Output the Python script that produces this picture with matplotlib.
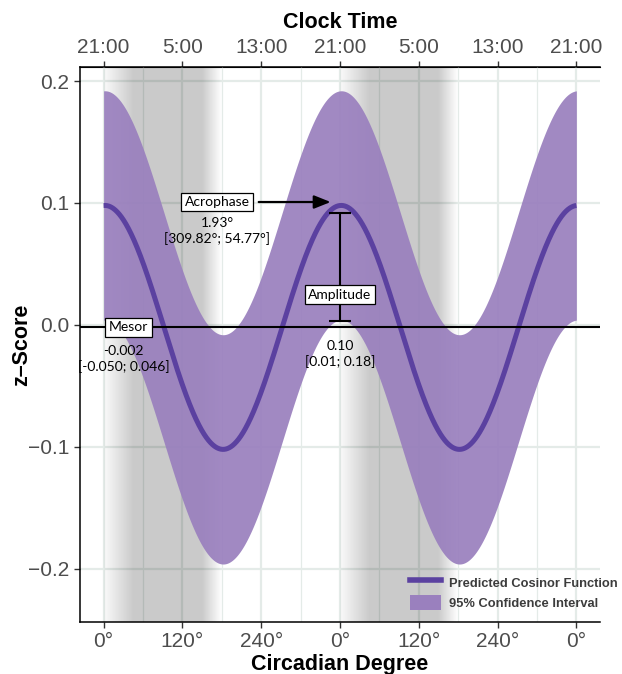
import numpy as np
import matplotlib
matplotlib.use("Agg")
import matplotlib.pyplot as plt
from matplotlib.lines import Line2D
from matplotlib.patches import Patch

# cosinor estimates as printed on the chart
mesor = -0.002
amplitude = 0.10
acrophase = 1.93          # degrees
ci_halfwidth = 0.094

deg_ticks = [0, 120, 240, 360, 480, 600, 720]
deg_labels = ["0°", "120°", "240°", "0°", "120°", "240°", "0°"]
clock_labels = ["21:00", "5:00", "13:00", "21:00", "5:00", "13:00", "21:00"]
y_ticks = [-0.2, -0.1, 0.0, 0.1, 0.2]
y_labels = ["\u22120.2", "\u22120.1", "0.0", "0.1", "0.2"]

mesor_txt = "-0.002\n[-0.050; 0.046]"
acro_txt = "1.93°\n[309.82°; 54.77°]"
amp_txt = "0.10\n[0.01; 0.18]"

line_col = "#5B41A0"
band_col = "#9A80BE"
grid_col = "#E4EBE8"
tick_col = "#4D4D4D"

x = np.linspace(0, 720, 1441)
pred = mesor + amplitude * np.cos(np.radians(x - acrophase))
upper = pred + ci_halfwidth
lower = pred - ci_halfwidth

fig = plt.figure(figsize=(6.22, 6.74), dpi=100)
ax = fig.add_axes([0.1286, 0.0772, 0.836, 0.8234])
ax.set_xlim(-36, 756)
ax.set_ylim(-0.2435, 0.2115)

# grid
ax.set_axisbelow(True)
ax.set_xticks(deg_ticks)
ax.set_xticks(np.arange(60, 720, 120), minor=True)
ax.set_yticks(y_ticks)
ax.grid(True, which="major", color=grid_col, lw=1.6)
ax.grid(True, which="minor", axis="x", color=grid_col, lw=0.9)

# night shading (gradient): fade in over 0-45, full to 150, fade out by 180
xs = np.linspace(-36, 756, 1600)
ph = np.mod(xs, 360)
alpha = np.zeros_like(xs)
alpha = np.where(ph < 45, 0.1 + 0.9 * ph / 45, alpha)
alpha = np.where((ph >= 45) & (ph < 150), 1.0, alpha)
alpha = np.where((ph >= 150) & (ph < 180), 1 - (ph - 150) / 30, alpha)
alpha = np.where((xs < 0) | (xs > 720), 0, alpha)
img = np.zeros((1, len(xs), 4))
img[..., 3] = alpha * 0.21
ax.imshow(img, extent=[-36, 756, -0.2435, 0.2115], aspect="auto",
          interpolation="bilinear", zorder=1)

ax.fill_between(x, lower, upper, color=band_col, alpha=0.93, lw=0, zorder=2)
ax.plot(x, pred, color=line_col, lw=3.6, zorder=3, solid_capstyle="butt")
ax.axhline(mesor, color="black", lw=1.5, zorder=4)

box = dict(boxstyle="square,pad=0.25", fc="white", ec="black", lw=0.9)
afont = dict(family="Lato", fontsize=10, color="black")

# mesor
ax.text(38, mesor, "Mesor", ha="center", va="center", bbox=box, zorder=6, **afont)
ax.text(30, -0.0165, mesor_txt, ha="center", va="top", linespacing=1.3, zorder=6, **afont)

# acrophase
ax.annotate("", xy=(350, 0.1008), xytext=(232, 0.1008),
            arrowprops=dict(arrowstyle="-|>,head_length=1.0,head_width=0.4",
                            color="black", lw=1.6), zorder=5)
ax.text(173, 0.1008, "Acrophase", ha="center", va="center", bbox=box, zorder=6, **afont)
ax.text(173, 0.0885, acro_txt, ha="center", va="top", linespacing=1.3, zorder=6, **afont)

# amplitude
ax.errorbar([360], [0.0475], yerr=[[0.0445], [0.0445]], fmt="none", ecolor="black",
            elinewidth=1.5, capsize=8, capthick=1.5, zorder=5)
ax.text(360, 0.0246, "Amplitude", ha="center", va="center", bbox=box, zorder=6, **afont)
ax.text(360, -0.0125, amp_txt, ha="center", va="top", linespacing=1.3, zorder=6, **afont)

# axes styling
ax.set_xticklabels(deg_labels)
ax.set_yticklabels(y_labels)
ax.tick_params(axis="both", which="major", labelsize=15, labelcolor=tick_col,
               color="#333333", length=4, width=1)
ax.tick_params(axis="x", which="minor", length=0)
for lab in ax.get_xticklabels() + ax.get_yticklabels():
    lab.set_family("Liberation Sans")
ax.spines["right"].set_visible(False)
for s in ["left", "bottom", "top"]:
    ax.spines[s].set_linewidth(1.1)

ax.set_xlabel("Circadian Degree", family="Liberation Sans", fontsize=15.5,
              fontweight="bold", labelpad=2)
ax.set_ylabel("z\u2013Score", family="Liberation Sans", fontsize=15.5,
              fontweight="bold", labelpad=-3)

top = ax.secondary_xaxis("top")
top.set_xticks(deg_ticks)
top.set_xticklabels(clock_labels)
top.tick_params(labelsize=15, labelcolor=tick_col, color="#333333", length=4, width=1)
for lab in top.get_xticklabels():
    lab.set_family("Liberation Sans")
top.set_xlabel("Clock Time", family="Liberation Sans", fontsize=15.5,
               fontweight="bold", labelpad=7)

handles = [Line2D([0], [0], color=line_col, lw=4),
           Patch(facecolor=band_col, edgecolor="none")]
leg = ax.legend(handles, ["Predicted Cosinor Function", "95% Confidence Interval"],
                loc="upper left", bbox_to_anchor=(0.641, 0.165),
                bbox_transform=fig.transFigure, frameon=False,
                prop=dict(family="Liberation Sans", weight="bold", size=9.3),
                labelcolor="#3C3C3C", handlelength=2.4, handleheight=1.5,
                handletextpad=0.6, labelspacing=0.35)
leg.set_zorder(7)

fig.savefig("out.png", dpi=100)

____________

Given exercise — Take the listing and print it again exactly, but without any pictures.

The response —
Output the Python script that produces this picture with matplotlib.
import numpy as np
import matplotlib
matplotlib.use("Agg")
import matplotlib.pyplot as plt
from matplotlib.lines import Line2D
from matplotlib.patches import Patch

# cosinor estimates as printed on the chart
mesor = -0.002
amplitude = 0.10
acrophase = 1.93          # degrees
ci_halfwidth = 0.094

deg_ticks = [0, 120, 240, 360, 480, 600, 720]
deg_labels = ["0°", "120°", "240°", "0°", "120°", "240°", "0°"]
clock_labels = ["21:00", "5:00", "13:00", "21:00", "5:00", "13:00", "21:00"]
y_ticks = [-0.2, -0.1, 0.0, 0.1, 0.2]
y_labels = ["\u22120.2", "\u22120.1", "0.0", "0.1", "0.2"]

mesor_txt = "-0.002\n[-0.050; 0.046]"
acro_txt = "1.93°\n[309.82°; 54.77°]"
amp_txt = "0.10\n[0.01; 0.18]"

line_col = "#5B41A0"
band_col = "#9A80BE"
grid_col = "#E4EBE8"
tick_col = "#4D4D4D"

x = np.linspace(0, 720, 1441)
pred = mesor + amplitude * np.cos(np.radians(x - acrophase))
upper = pred + ci_halfwidth
lower = pred - ci_halfwidth

fig = plt.figure(figsize=(6.22, 6.74), dpi=100)
ax = fig.add_axes([0.1286, 0.0772, 0.836, 0.8234])
ax.set_xlim(-36, 756)
ax.set_ylim(-0.2435, 0.2115)

# grid
ax.set_axisbelow(True)
ax.set_xticks(deg_ticks)
ax.set_xticks(np.arange(60, 720, 120), minor=True)
ax.set_yticks(y_ticks)
ax.grid(True, which="major", color=grid_col, lw=1.6)
ax.grid(True, which="minor", axis="x", color=grid_col, lw=0.9)

# night shading (gradient): fade in over 0-45, full to 150, fade out by 180
xs = np.linspace(-36, 756, 1600)
ph = np.mod(xs, 360)
alpha = np.zeros_like(xs)
alpha = np.where(ph < 45, 0.1 + 0.9 * ph / 45, alpha)
alpha = np.where((ph >= 45) & (ph < 150), 1.0, alpha)
alpha = np.where((ph >= 150) & (ph < 180), 1 - (ph - 150) / 30, alpha)
alpha = np.where((xs < 0) | (xs > 720), 0, alpha)
img = np.zeros((1, len(xs), 4))
img[..., 3] = alpha * 0.21
ax.imshow(img, extent=[-36, 756, -0.2435, 0.2115], aspect="auto",
          interpolation="bilinear", zorder=1)

ax.fill_between(x, lower, upper, color=band_col, alpha=0.93, lw=0, zorder=2)
ax.plot(x, pred, color=line_col, lw=3.6, zorder=3, solid_capstyle="butt")
ax.axhline(mesor, color="black", lw=1.5, zorder=4)

box = dict(boxstyle="square,pad=0.25", fc="white", ec="black", lw=0.9)
afont = dict(family="Lato", fontsize=10, color="black")

# mesor
ax.text(38, mesor, "Mesor", ha="center", va="center", bbox=box, zorder=6, **afont)
ax.text(30, -0.0165, mesor_txt, ha="center", va="top", linespacing=1.3, zorder=6, **afont)

# acrophase
ax.annotate("", xy=(350, 0.1008), xytext=(232, 0.1008),
            arrowprops=dict(arrowstyle="-|>,head_length=1.0,head_width=0.4",
                            color="black", lw=1.6), zorder=5)
ax.text(173, 0.1008, "Acrophase", ha="center", va="center", bbox=box, zorder=6, **afont)
ax.text(173, 0.0885, acro_txt, ha="center", va="top", linespacing=1.3, zorder=6, **afont)

# amplitude
ax.errorbar([360], [0.0475], yerr=[[0.0445], [0.0445]], fmt="none", ecolor="black",
            elinewidth=1.5, capsize=8, capthick=1.5, zorder=5)
ax.text(360, 0.0246, "Amplitude", ha="center", va="center", bbox=box, zorder=6, **afont)
ax.text(360, -0.0125, amp_txt, ha="center", va="top", linespacing=1.3, zorder=6, **afont)

# axes styling
ax.set_xticklabels(deg_labels)
ax.set_yticklabels(y_labels)
ax.tick_params(axis="both", which="major", labelsize=15, labelcolor=tick_col,
               color="#333333", length=4, width=1)
ax.tick_params(axis="x", which="minor", length=0)
for lab in ax.get_xticklabels() + ax.get_yticklabels():
    lab.set_family("Liberation Sans")
ax.spines["right"].set_visible(False)
for s in ["left", "bottom", "top"]:
    ax.spines[s].set_linewidth(1.1)

ax.set_xlabel("Circadian Degree", family="Liberation Sans", fontsize=15.5,
              fontweight="bold", labelpad=2)
ax.set_ylabel("z\u2013Score", family="Liberation Sans", fontsize=15.5,
              fontweight="bold", labelpad=-3)

top = ax.secondary_xaxis("top")
top.set_xticks(deg_ticks)
top.set_xticklabels(clock_labels)
top.tick_params(labelsize=15, labelcolor=tick_col, color="#333333", length=4, width=1)
for lab in top.get_xticklabels():
    lab.set_family("Liberation Sans")
top.set_xlabel("Clock Time", family="Liberation Sans", fontsize=15.5,
               fontweight="bold", labelpad=7)

handles = [Line2D([0], [0], color=line_col, lw=4),
           Patch(facecolor=band_col, edgecolor="none")]
leg = ax.legend(handles, ["Predicted Cosinor Function", "95% Confidence Interval"],
                loc="upper left", bbox_to_anchor=(0.641, 0.165),
                bbox_transform=fig.transFigure, frameon=False,
                prop=dict(family="Liberation Sans", weight="bold", size=9.3),
                labelcolor="#3C3C3C", handlelength=2.4, handleheight=1.5,
                handletextpad=0.6, labelspacing=0.35)
leg.set_zorder(7)

fig.savefig("out.png", dpi=100)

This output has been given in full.